You can use wildcard ([*]) operation as many times as you like within a source JSON path. For each
wildcard in the source JSON path you need a corresponding [] in the destination JSON path.
A valid source JSON Path with wildcard array operation is shown below;
"$.'record'.'metadata'.'oai_dc:dc'.'dc:subject'[*].'_$'"
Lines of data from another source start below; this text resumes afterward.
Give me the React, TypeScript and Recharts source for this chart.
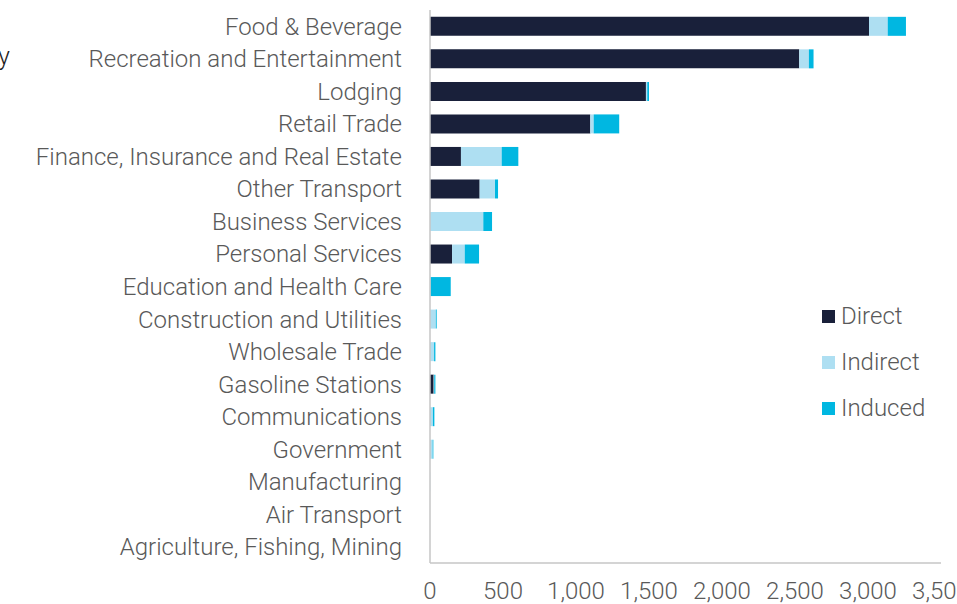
import React from 'react';
import { BarChart, Bar, XAxis, YAxis } from 'recharts';

const categories = [
  'Food & Beverage',
  'Recreation and Entertainment',
  'Lodging',
  'Retail Trade',
  'Finance, Insurance and Real Estate',
  'Other Transport',
  'Business Services',
  'Personal Services',
  'Education and Health Care',
  'Construction and Utilities',
  'Wholesale Trade',
  'Gasoline Stations',
  'Communications',
  'Government',
  'Manufacturing',
  'Air Transport',
  'Agriculture, Fishing, Mining',
];

const direct = [3007, 2529, 1479, 1098, 212, 340, 0, 151, 0, 0, 0, 25, 0, 0, 0, 0, 0];
const indirect = [128, 66, 9, 23, 279, 105, 365, 87, 4, 40, 28, 4, 20, 18, 1, 0, 0];
const induced = [125, 32, 12, 175, 114, 21, 60, 98, 138, 6, 9, 8, 10, 5, 0, 0, 0];

const xTicks = [0, 500, 1000, 1500, 2000, 2500, 3000, 3500];

const series = [
  { key: 'direct', name: 'Direct', color: '#19203a' },
  { key: 'indirect', name: 'Indirect', color: '#aedff2' },
  { key: 'induced', name: 'Induced', color: '#00b7e1' },
];

const data = categories.map((name, i) => ({
  name,
  direct: direct[i],
  indirect: indirect[i],
  induced: induced[i],
}));

const font = 'Roboto, "Noto Sans", sans-serif';
const textColor = '#595959';

const App: React.FC = () => {
  return (
    <div style={{ position: 'absolute', left: 0, top: 0, width: 957, height: 604, background: '#fff', fontFamily: font, overflow: 'hidden' }}>
      <div style={{ position: 'absolute', left: -2, top: 42, fontSize: 25, fontWeight: 300, color: '#222' }}>y</div>
      <BarChart
        width={957}
        height={604}
        data={data}
        layout="vertical"
        margin={{ top: 10, right: 16, left: 0, bottom: 0 }}
        barCategoryGap="21%"
      >
        <XAxis
          type="number"
          domain={[0, 3500]}
          ticks={xTicks}
          tickFormatter={(v: number) => v.toLocaleString('en-US')}
          height={41}
          tickSize={0}
          tickMargin={19}
          tickLine={false}
          axisLine={{ stroke: '#c6c6c6', strokeWidth: 1.5 }}
          tick={{ fill: textColor, fontSize: 24, fontWeight: 300, fontFamily: font }}
          interval={0}
        />
        <YAxis
          type="category"
          dataKey="name"
          width={430}
          tickSize={0}
          tickMargin={28}
          tickLine={false}
          axisLine={{ stroke: '#c6c6c6', strokeWidth: 1.5 }}
          tick={{ fill: textColor, fontSize: 24, fontWeight: 300, fontFamily: font }}
          interval={0}
        />
        {series.map((s) => (
          <Bar key={s.key} dataKey={s.key} name={s.name} stackId="a" fill={s.color} isAnimationActive={false} />
        ))}
      </BarChart>
      <div style={{ position: 'absolute', left: 822, top: 293 }}>
        {series.map((s) => (
          <div key={s.key} style={{ display: 'flex', alignItems: 'center', height: 46 }}>
            <span style={{ display: 'inline-block', width: 13, height: 13, background: s.color, marginRight: 6 }} />
            <span style={{ fontSize: 24, fontWeight: 300, color: textColor, lineHeight: '26px' }}>{s.name}</span>
          </div>
        ))}
      </div>
    </div>
  );
};

export default App;
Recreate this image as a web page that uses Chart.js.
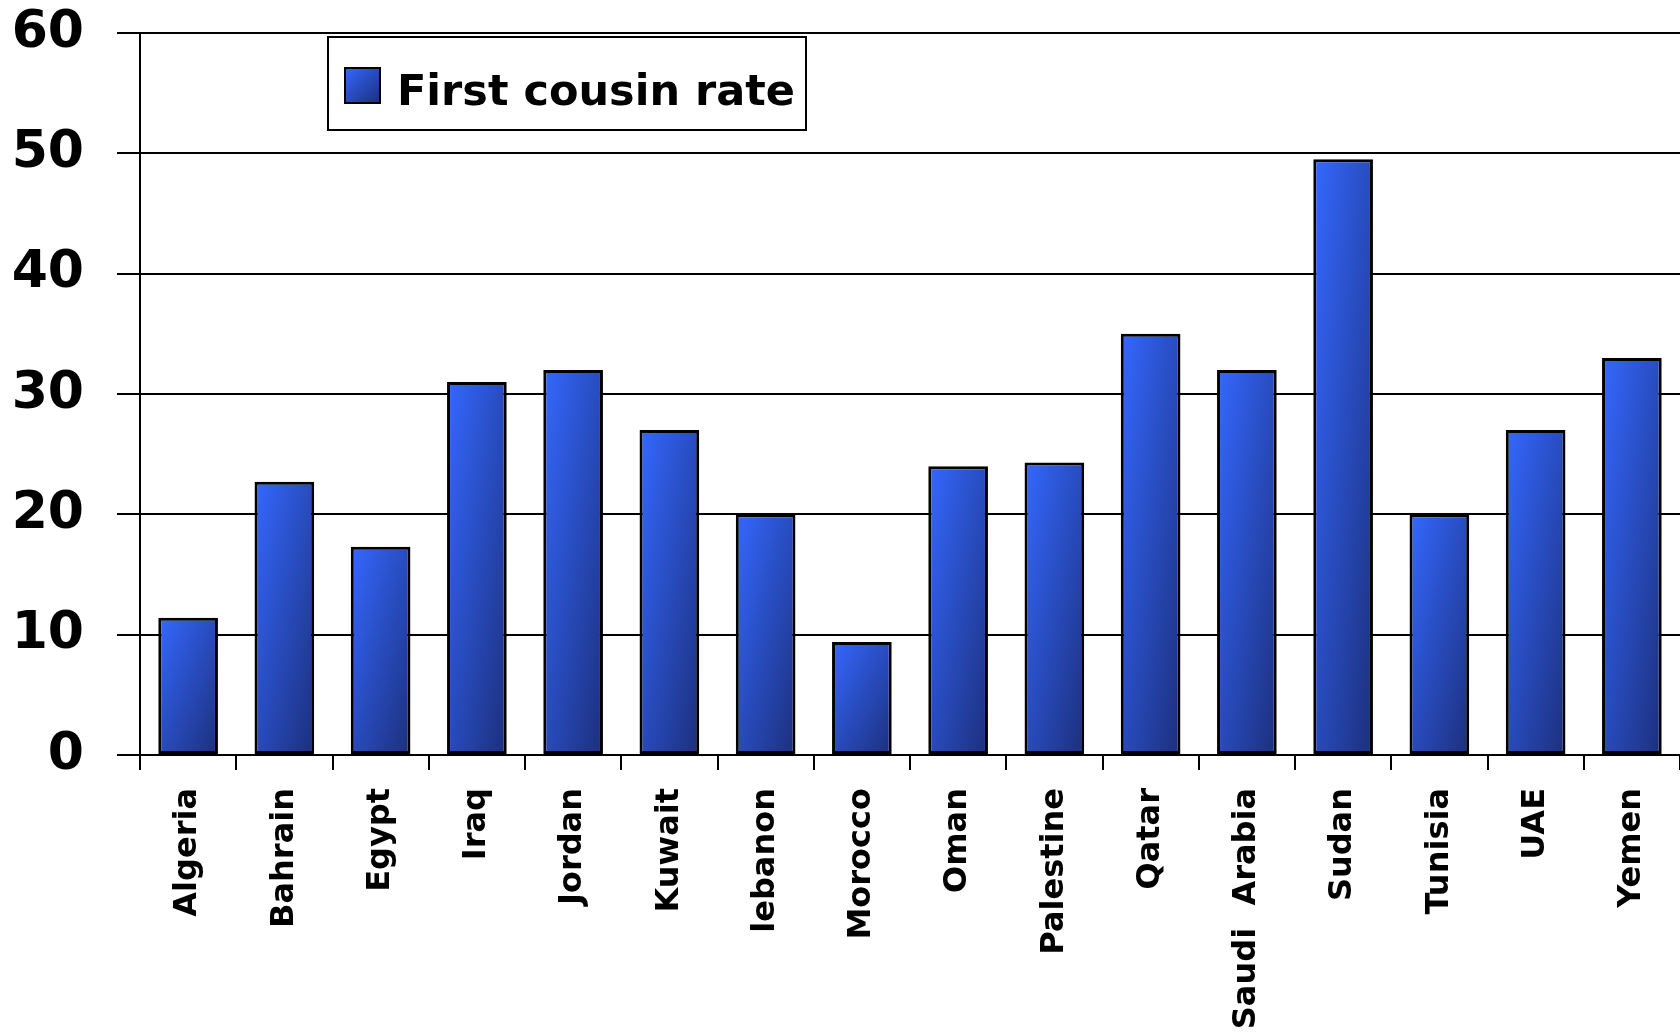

This source JSON Path matches both "Darwin’s finches" and "beaks" from the JSON doc below
{
"record": {
"metadata": {
"oai_dc:dc": {
"dc:title": {"_$": "Morphological Measurements of Galapagos Finches"},
"dc:creator": {"_$": "Lack, David L."},
"dc:subject": [
{"_$": "Darwin's finches"},
{"_$": "beak"}
],
}
}
}
}
The destination JSON Paths does not start with $. construct. They start with the top field
of the transformed JSON. Each field in the JSON document hierarchy is represented starting from by dot
notation. An array is represented via [] construct. The whole JSON path is also wrapped
with double quotes as the source JSON Path. Unlike source JSON paths, the destination JSON paths are
used for creating the transformed document. Any missing hierarchy within the destination JSON path
is created dynamically. A valid destination JSON path to create an array of keywords is shown below;
"record.metadata.keywords[]"
A complete transformation rule mapping an array of dc_subject values to an keywords array for Dryad is shown below;
transform column "$.'record'.'metadata'.'oai_dc:dc'.'dc:subject'[*].'_$'" "record.metadata.keywords[]";
Transformation language has currently three built in date transformation functions to transform
date strings to standard Elasticsearch date formats,
namely toStandardDate(), toStandardTime() and
toStandardDateTime().
Each of these functions take the source date format string (in Java SimpleDateFormat).
Below is an example transformation rule converting an array of date strings in ISO 8601
format to standard ElasticSearch date format.
transform column "$.'record'.'metadata'.'oai_dc:dc'.'dc:date'[*].'_$'"
to "record.metadata.dates[]" apply toStandardDate("yyyy-MM-dd'T'HH:mm:ssZ");